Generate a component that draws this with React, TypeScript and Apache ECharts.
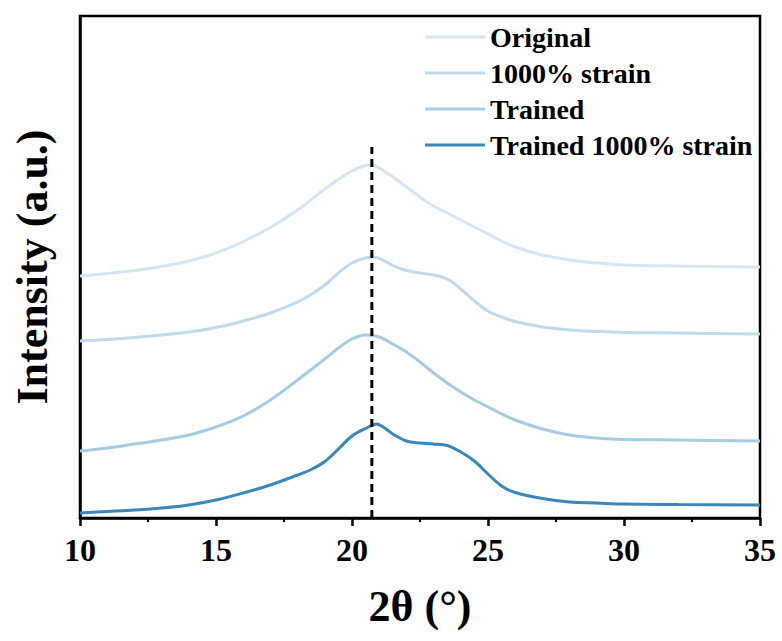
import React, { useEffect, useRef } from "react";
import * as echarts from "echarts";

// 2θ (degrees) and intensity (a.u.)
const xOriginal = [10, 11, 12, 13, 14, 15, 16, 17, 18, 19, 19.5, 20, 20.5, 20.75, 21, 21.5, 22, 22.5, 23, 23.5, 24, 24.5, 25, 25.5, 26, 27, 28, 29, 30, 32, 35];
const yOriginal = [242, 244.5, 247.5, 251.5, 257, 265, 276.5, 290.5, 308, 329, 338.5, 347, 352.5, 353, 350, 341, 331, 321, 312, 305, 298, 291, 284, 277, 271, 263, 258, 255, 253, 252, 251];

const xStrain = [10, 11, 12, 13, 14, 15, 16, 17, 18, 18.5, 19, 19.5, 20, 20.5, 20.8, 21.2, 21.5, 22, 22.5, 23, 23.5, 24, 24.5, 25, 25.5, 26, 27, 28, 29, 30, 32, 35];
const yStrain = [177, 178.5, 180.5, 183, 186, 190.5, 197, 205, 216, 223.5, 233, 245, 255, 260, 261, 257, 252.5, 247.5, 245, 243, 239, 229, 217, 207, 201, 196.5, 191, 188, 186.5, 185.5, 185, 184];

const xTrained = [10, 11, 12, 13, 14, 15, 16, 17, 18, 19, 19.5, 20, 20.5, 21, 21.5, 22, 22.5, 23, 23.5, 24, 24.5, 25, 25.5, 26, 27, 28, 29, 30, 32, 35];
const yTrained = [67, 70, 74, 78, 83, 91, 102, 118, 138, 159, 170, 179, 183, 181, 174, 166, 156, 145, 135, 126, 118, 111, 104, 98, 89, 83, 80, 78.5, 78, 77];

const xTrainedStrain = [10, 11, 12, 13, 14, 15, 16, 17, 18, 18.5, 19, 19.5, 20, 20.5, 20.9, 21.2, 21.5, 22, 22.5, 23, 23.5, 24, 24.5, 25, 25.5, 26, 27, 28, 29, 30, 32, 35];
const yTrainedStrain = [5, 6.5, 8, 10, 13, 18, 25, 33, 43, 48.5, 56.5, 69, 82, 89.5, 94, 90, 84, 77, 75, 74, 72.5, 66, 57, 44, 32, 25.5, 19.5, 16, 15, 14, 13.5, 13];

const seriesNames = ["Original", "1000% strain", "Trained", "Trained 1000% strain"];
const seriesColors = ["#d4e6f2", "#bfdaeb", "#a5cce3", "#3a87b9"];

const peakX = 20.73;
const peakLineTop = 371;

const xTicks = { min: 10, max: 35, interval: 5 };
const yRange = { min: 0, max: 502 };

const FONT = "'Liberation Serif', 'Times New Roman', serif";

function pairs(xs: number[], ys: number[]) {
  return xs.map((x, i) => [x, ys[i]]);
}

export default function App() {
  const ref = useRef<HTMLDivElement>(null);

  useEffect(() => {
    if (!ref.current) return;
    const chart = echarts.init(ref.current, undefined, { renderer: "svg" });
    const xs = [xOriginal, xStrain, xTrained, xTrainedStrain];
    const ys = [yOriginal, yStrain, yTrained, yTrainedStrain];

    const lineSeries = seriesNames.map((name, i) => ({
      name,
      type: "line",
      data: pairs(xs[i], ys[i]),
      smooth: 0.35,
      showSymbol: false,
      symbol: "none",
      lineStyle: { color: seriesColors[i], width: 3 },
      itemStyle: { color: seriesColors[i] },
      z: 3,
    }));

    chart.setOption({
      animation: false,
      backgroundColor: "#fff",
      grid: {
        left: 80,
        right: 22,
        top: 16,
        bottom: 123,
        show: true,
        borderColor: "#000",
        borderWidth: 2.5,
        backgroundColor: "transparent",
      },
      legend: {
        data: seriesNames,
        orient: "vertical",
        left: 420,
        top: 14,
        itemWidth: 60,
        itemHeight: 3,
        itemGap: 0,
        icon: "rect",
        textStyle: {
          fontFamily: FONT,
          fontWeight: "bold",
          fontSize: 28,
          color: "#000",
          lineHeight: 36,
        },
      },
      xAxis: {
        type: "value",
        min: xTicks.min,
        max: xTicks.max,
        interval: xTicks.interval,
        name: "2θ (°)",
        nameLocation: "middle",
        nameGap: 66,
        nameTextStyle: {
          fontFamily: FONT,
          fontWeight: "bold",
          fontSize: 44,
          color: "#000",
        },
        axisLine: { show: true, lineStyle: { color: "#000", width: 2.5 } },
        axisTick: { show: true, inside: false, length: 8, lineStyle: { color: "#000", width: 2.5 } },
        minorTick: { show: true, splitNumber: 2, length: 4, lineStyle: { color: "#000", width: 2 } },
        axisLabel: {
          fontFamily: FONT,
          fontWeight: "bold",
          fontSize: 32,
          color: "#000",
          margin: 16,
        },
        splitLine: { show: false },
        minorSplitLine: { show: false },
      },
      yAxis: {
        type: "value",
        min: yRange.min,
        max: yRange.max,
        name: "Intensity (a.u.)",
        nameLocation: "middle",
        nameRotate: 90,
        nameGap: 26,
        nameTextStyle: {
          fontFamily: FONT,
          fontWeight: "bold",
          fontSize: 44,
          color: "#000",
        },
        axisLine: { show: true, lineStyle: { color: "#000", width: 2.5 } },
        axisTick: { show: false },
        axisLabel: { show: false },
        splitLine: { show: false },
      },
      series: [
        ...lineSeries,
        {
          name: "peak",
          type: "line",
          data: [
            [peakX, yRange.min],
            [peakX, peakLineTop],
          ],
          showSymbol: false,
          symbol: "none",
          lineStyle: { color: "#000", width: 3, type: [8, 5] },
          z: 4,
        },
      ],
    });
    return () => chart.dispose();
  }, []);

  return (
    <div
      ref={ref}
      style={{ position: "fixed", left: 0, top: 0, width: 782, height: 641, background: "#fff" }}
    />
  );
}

# EXERCISE BRIEF
Pictures are excluded; output everything else in the data verbatim.

# ANSWER TO THE PROBLEM
Generate a component that draws this with React, TypeScript and Apache ECharts.
import React, { useEffect, useRef } from "react";
import * as echarts from "echarts";

// 2θ (degrees) and intensity (a.u.)
const xOriginal = [10, 11, 12, 13, 14, 15, 16, 17, 18, 19, 19.5, 20, 20.5, 20.75, 21, 21.5, 22, 22.5, 23, 23.5, 24, 24.5, 25, 25.5, 26, 27, 28, 29, 30, 32, 35];
const yOriginal = [242, 244.5, 247.5, 251.5, 257, 265, 276.5, 290.5, 308, 329, 338.5, 347, 352.5, 353, 350, 341, 331, 321, 312, 305, 298, 291, 284, 277, 271, 263, 258, 255, 253, 252, 251];

const xStrain = [10, 11, 12, 13, 14, 15, 16, 17, 18, 18.5, 19, 19.5, 20, 20.5, 20.8, 21.2, 21.5, 22, 22.5, 23, 23.5, 24, 24.5, 25, 25.5, 26, 27, 28, 29, 30, 32, 35];
const yStrain = [177, 178.5, 180.5, 183, 186, 190.5, 197, 205, 216, 223.5, 233, 245, 255, 260, 261, 257, 252.5, 247.5, 245, 243, 239, 229, 217, 207, 201, 196.5, 191, 188, 186.5, 185.5, 185, 184];

const xTrained = [10, 11, 12, 13, 14, 15, 16, 17, 18, 19, 19.5, 20, 20.5, 21, 21.5, 22, 22.5, 23, 23.5, 24, 24.5, 25, 25.5, 26, 27, 28, 29, 30, 32, 35];
const yTrained = [67, 70, 74, 78, 83, 91, 102, 118, 138, 159, 170, 179, 183, 181, 174, 166, 156, 145, 135, 126, 118, 111, 104, 98, 89, 83, 80, 78.5, 78, 77];

const xTrainedStrain = [10, 11, 12, 13, 14, 15, 16, 17, 18, 18.5, 19, 19.5, 20, 20.5, 20.9, 21.2, 21.5, 22, 22.5, 23, 23.5, 24, 24.5, 25, 25.5, 26, 27, 28, 29, 30, 32, 35];
const yTrainedStrain = [5, 6.5, 8, 10, 13, 18, 25, 33, 43, 48.5, 56.5, 69, 82, 89.5, 94, 90, 84, 77, 75, 74, 72.5, 66, 57, 44, 32, 25.5, 19.5, 16, 15, 14, 13.5, 13];

const seriesNames = ["Original", "1000% strain", "Trained", "Trained 1000% strain"];
const seriesColors = ["#d4e6f2", "#bfdaeb", "#a5cce3", "#3a87b9"];

const peakX = 20.73;
const peakLineTop = 371;

const xTicks = { min: 10, max: 35, interval: 5 };
const yRange = { min: 0, max: 502 };

const FONT = "'Liberation Serif', 'Times New Roman', serif";

function pairs(xs: number[], ys: number[]) {
  return xs.map((x, i) => [x, ys[i]]);
}

export default function App() {
  const ref = useRef<HTMLDivElement>(null);

  useEffect(() => {
    if (!ref.current) return;
    const chart = echarts.init(ref.current, undefined, { renderer: "svg" });
    const xs = [xOriginal, xStrain, xTrained, xTrainedStrain];
    const ys = [yOriginal, yStrain, yTrained, yTrainedStrain];

    const lineSeries = seriesNames.map((name, i) => ({
      name,
      type: "line",
      data: pairs(xs[i], ys[i]),
      smooth: 0.35,
      showSymbol: false,
      symbol: "none",
      lineStyle: { color: seriesColors[i], width: 3 },
      itemStyle: { color: seriesColors[i] },
      z: 3,
    }));

    chart.setOption({
      animation: false,
      backgroundColor: "#fff",
      grid: {
        left: 80,
        right: 22,
        top: 16,
        bottom: 123,
        show: true,
        borderColor: "#000",
        borderWidth: 2.5,
        backgroundColor: "transparent",
      },
      legend: {
        data: seriesNames,
        orient: "vertical",
        left: 420,
        top: 14,
        itemWidth: 60,
        itemHeight: 3,
        itemGap: 0,
        icon: "rect",
        textStyle: {
          fontFamily: FONT,
          fontWeight: "bold",
          fontSize: 28,
          color: "#000",
          lineHeight: 36,
        },
      },
      xAxis: {
        type: "value",
        min: xTicks.min,
        max: xTicks.max,
        interval: xTicks.interval,
        name: "2θ (°)",
        nameLocation: "middle",
        nameGap: 66,
        nameTextStyle: {
          fontFamily: FONT,
          fontWeight: "bold",
          fontSize: 44,
          color: "#000",
        },
        axisLine: { show: true, lineStyle: { color: "#000", width: 2.5 } },
        axisTick: { show: true, inside: false, length: 8, lineStyle: { color: "#000", width: 2.5 } },
        minorTick: { show: true, splitNumber: 2, length: 4, lineStyle: { color: "#000", width: 2 } },
        axisLabel: {
          fontFamily: FONT,
          fontWeight: "bold",
          fontSize: 32,
          color: "#000",
          margin: 16,
        },
        splitLine: { show: false },
        minorSplitLine: { show: false },
      },
      yAxis: {
        type: "value",
        min: yRange.min,
        max: yRange.max,
        name: "Intensity (a.u.)",
        nameLocation: "middle",
        nameRotate: 90,
        nameGap: 26,
        nameTextStyle: {
          fontFamily: FONT,
          fontWeight: "bold",
          fontSize: 44,
          color: "#000",
        },
        axisLine: { show: true, lineStyle: { color: "#000", width: 2.5 } },
        axisTick: { show: false },
        axisLabel: { show: false },
        splitLine: { show: false },
      },
      series: [
        ...lineSeries,
        {
          name: "peak",
          type: "line",
          data: [
            [peakX, yRange.min],
            [peakX, peakLineTop],
          ],
          showSymbol: false,
          symbol: "none",
          lineStyle: { color: "#000", width: 3, type: [8, 5] },
          z: 4,
        },
      ],
    });
    return () => chart.dispose();
  }, []);

  return (
    <div
      ref={ref}
      style={{ position: "fixed", left: 0, top: 0, width: 782, height: 641, background: "#fff" }}
    />
  );
}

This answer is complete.